What is asked: Each entry here needs to be set down again exactly, please; pictures are left out.
--- BEGIN Supplied records ---
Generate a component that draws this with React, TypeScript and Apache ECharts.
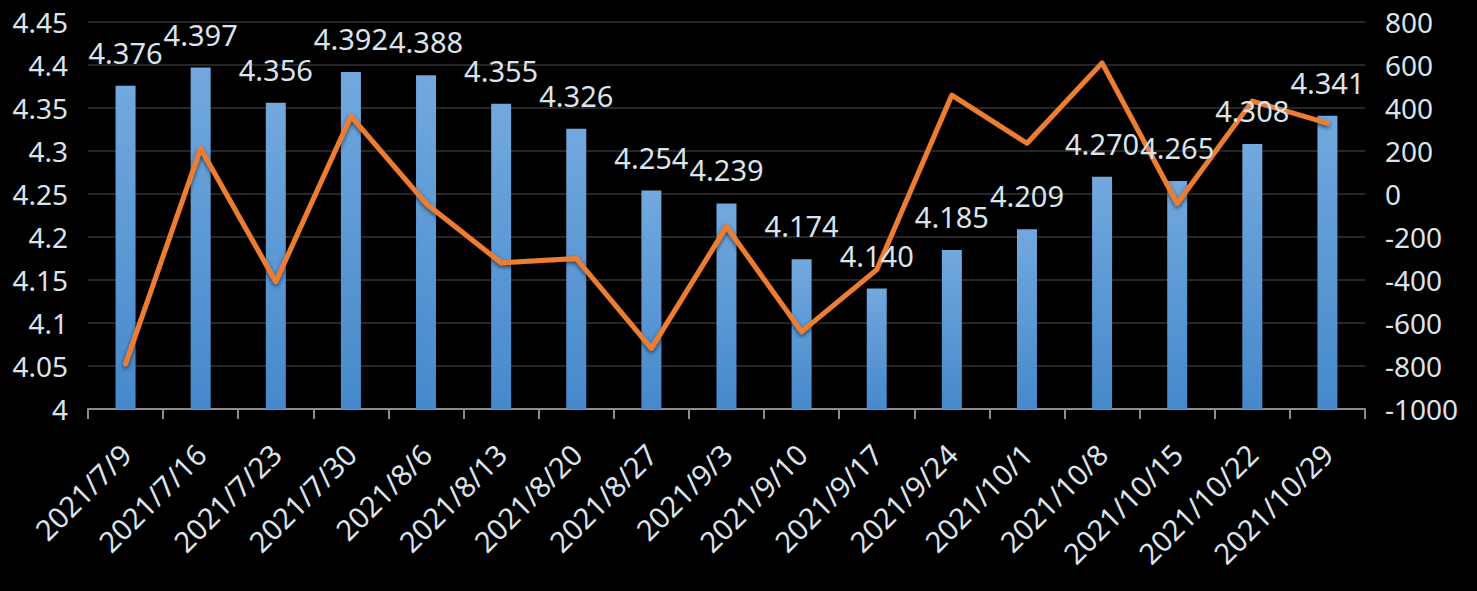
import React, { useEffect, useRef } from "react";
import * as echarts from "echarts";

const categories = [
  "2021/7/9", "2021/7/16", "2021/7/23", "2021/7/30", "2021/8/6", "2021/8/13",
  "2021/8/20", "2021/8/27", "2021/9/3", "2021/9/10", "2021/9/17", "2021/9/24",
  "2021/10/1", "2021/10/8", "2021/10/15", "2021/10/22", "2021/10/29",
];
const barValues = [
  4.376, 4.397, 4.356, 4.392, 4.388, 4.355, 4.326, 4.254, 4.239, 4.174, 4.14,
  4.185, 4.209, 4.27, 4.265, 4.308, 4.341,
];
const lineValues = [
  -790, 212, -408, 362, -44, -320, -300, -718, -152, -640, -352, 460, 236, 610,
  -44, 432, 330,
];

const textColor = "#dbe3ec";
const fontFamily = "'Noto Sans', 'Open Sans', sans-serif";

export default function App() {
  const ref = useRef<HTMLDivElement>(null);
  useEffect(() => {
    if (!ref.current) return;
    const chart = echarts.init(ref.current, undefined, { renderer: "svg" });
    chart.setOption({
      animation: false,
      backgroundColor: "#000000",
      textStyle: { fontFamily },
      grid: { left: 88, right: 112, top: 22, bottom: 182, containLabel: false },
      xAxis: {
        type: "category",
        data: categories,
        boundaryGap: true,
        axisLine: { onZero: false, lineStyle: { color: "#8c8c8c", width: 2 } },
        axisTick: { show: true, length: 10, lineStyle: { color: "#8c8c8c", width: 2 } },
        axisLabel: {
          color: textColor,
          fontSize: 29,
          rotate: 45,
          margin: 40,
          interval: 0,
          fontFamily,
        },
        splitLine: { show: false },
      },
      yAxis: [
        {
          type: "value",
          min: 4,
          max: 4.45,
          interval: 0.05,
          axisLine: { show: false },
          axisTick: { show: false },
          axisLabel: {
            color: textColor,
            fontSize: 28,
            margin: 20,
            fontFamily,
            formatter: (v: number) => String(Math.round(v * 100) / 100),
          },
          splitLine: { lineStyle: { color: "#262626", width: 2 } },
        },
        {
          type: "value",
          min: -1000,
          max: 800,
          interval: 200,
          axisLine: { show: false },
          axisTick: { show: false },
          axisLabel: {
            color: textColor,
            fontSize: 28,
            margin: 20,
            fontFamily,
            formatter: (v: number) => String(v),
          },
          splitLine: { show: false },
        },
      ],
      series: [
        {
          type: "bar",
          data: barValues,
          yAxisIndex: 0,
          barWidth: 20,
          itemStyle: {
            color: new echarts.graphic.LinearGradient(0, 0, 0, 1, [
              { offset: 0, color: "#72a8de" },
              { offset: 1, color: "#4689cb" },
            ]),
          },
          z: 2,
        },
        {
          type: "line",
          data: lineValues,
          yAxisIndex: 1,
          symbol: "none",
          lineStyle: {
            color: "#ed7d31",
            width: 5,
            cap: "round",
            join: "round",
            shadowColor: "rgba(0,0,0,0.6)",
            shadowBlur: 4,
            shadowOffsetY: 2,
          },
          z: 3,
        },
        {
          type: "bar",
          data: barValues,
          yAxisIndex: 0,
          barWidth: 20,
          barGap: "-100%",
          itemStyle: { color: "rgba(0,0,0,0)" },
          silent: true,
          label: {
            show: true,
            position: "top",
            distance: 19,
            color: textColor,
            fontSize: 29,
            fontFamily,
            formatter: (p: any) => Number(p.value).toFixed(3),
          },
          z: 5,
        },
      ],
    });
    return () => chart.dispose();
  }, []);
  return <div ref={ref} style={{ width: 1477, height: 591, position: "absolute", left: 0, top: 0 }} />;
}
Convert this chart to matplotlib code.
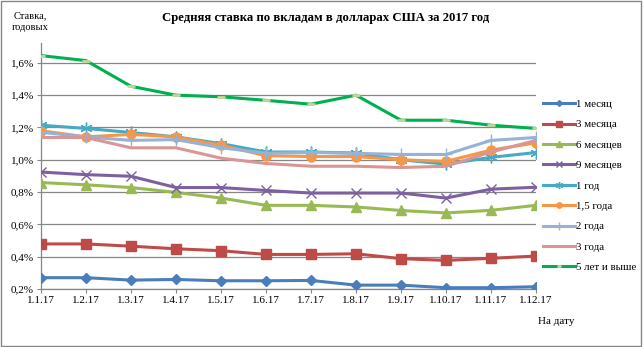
--- END Supplied records ---
Expected answer:
Generate a component that draws this with React, TypeScript and Apache ECharts.
import React, { useEffect, useRef } from "react";
import * as echarts from "echarts";

const categories = [
  "2021/7/9", "2021/7/16", "2021/7/23", "2021/7/30", "2021/8/6", "2021/8/13",
  "2021/8/20", "2021/8/27", "2021/9/3", "2021/9/10", "2021/9/17", "2021/9/24",
  "2021/10/1", "2021/10/8", "2021/10/15", "2021/10/22", "2021/10/29",
];
const barValues = [
  4.376, 4.397, 4.356, 4.392, 4.388, 4.355, 4.326, 4.254, 4.239, 4.174, 4.14,
  4.185, 4.209, 4.27, 4.265, 4.308, 4.341,
];
const lineValues = [
  -790, 212, -408, 362, -44, -320, -300, -718, -152, -640, -352, 460, 236, 610,
  -44, 432, 330,
];

const textColor = "#dbe3ec";
const fontFamily = "'Noto Sans', 'Open Sans', sans-serif";

export default function App() {
  const ref = useRef<HTMLDivElement>(null);
  useEffect(() => {
    if (!ref.current) return;
    const chart = echarts.init(ref.current, undefined, { renderer: "svg" });
    chart.setOption({
      animation: false,
      backgroundColor: "#000000",
      textStyle: { fontFamily },
      grid: { left: 88, right: 112, top: 22, bottom: 182, containLabel: false },
      xAxis: {
        type: "category",
        data: categories,
        boundaryGap: true,
        axisLine: { onZero: false, lineStyle: { color: "#8c8c8c", width: 2 } },
        axisTick: { show: true, length: 10, lineStyle: { color: "#8c8c8c", width: 2 } },
        axisLabel: {
          color: textColor,
          fontSize: 29,
          rotate: 45,
          margin: 40,
          interval: 0,
          fontFamily,
        },
        splitLine: { show: false },
      },
      yAxis: [
        {
          type: "value",
          min: 4,
          max: 4.45,
          interval: 0.05,
          axisLine: { show: false },
          axisTick: { show: false },
          axisLabel: {
            color: textColor,
            fontSize: 28,
            margin: 20,
            fontFamily,
            formatter: (v: number) => String(Math.round(v * 100) / 100),
          },
          splitLine: { lineStyle: { color: "#262626", width: 2 } },
        },
        {
          type: "value",
          min: -1000,
          max: 800,
          interval: 200,
          axisLine: { show: false },
          axisTick: { show: false },
          axisLabel: {
            color: textColor,
            fontSize: 28,
            margin: 20,
            fontFamily,
            formatter: (v: number) => String(v),
          },
          splitLine: { show: false },
        },
      ],
      series: [
        {
          type: "bar",
          data: barValues,
          yAxisIndex: 0,
          barWidth: 20,
          itemStyle: {
            color: new echarts.graphic.LinearGradient(0, 0, 0, 1, [
              { offset: 0, color: "#72a8de" },
              { offset: 1, color: "#4689cb" },
            ]),
          },
          z: 2,
        },
        {
          type: "line",
          data: lineValues,
          yAxisIndex: 1,
          symbol: "none",
          lineStyle: {
            color: "#ed7d31",
            width: 5,
            cap: "round",
            join: "round",
            shadowColor: "rgba(0,0,0,0.6)",
            shadowBlur: 4,
            shadowOffsetY: 2,
          },
          z: 3,
        },
        {
          type: "bar",
          data: barValues,
          yAxisIndex: 0,
          barWidth: 20,
          barGap: "-100%",
          itemStyle: { color: "rgba(0,0,0,0)" },
          silent: true,
          label: {
            show: true,
            position: "top",
            distance: 19,
            color: textColor,
            fontSize: 29,
            fontFamily,
            formatter: (p: any) => Number(p.value).toFixed(3),
          },
          z: 5,
        },
      ],
    });
    return () => chart.dispose();
  }, []);
  return <div ref={ref} style={{ width: 1477, height: 591, position: "absolute", left: 0, top: 0 }} />;
}
Convert this chart to matplotlib code.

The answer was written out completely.